═════ RECORDED DATA ═════

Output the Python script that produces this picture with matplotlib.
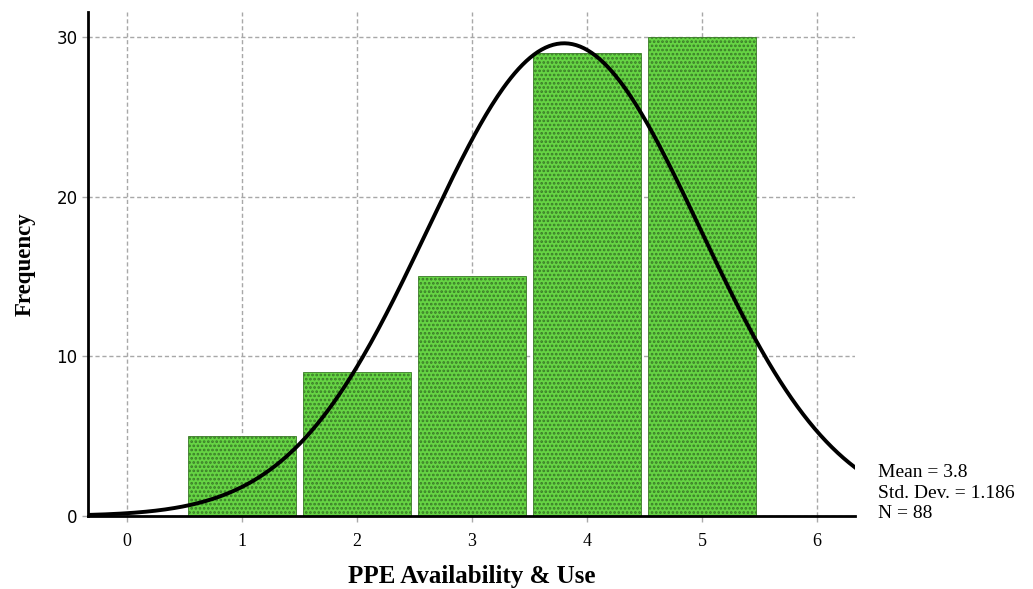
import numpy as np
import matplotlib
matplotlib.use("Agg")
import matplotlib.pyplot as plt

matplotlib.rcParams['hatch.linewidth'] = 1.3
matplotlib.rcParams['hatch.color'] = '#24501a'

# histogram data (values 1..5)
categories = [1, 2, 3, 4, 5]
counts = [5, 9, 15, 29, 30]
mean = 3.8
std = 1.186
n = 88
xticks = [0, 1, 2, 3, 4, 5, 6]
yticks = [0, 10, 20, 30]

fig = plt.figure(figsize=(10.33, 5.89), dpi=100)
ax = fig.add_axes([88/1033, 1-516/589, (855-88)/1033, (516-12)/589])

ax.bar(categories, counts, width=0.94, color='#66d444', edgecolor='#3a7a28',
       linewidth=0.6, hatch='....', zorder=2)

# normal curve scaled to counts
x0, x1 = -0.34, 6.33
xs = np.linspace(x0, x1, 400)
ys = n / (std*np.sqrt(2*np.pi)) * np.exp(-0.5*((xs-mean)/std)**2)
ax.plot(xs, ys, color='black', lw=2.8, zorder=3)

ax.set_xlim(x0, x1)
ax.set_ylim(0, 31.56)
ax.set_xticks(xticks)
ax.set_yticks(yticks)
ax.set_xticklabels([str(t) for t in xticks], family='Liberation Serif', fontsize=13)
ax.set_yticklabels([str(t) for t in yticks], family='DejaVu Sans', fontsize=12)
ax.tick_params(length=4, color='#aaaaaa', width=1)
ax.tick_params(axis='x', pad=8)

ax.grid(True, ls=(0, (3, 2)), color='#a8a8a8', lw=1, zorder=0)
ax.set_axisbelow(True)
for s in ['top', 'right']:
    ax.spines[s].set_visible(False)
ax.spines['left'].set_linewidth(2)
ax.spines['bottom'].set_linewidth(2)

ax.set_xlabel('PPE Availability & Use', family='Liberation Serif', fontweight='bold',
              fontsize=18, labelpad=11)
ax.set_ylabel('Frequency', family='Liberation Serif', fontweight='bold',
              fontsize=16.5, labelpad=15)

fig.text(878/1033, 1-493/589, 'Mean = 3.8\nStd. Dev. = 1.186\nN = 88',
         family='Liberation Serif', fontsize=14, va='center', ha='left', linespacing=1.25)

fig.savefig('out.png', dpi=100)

═════

- **PROBLEM REQUIREMENTS**: Using the listing above, show every line that includes the string "matplotlib".

- **EXERCISE OUTPUT**:
Output the Python script that produces this picture with matplotlib.
import matplotlib
matplotlib.use("Agg")
import matplotlib.pyplot as plt
matplotlib.rcParams['hatch.linewidth'] = 1.3
matplotlib.rcParams['hatch.color'] = '#24501a'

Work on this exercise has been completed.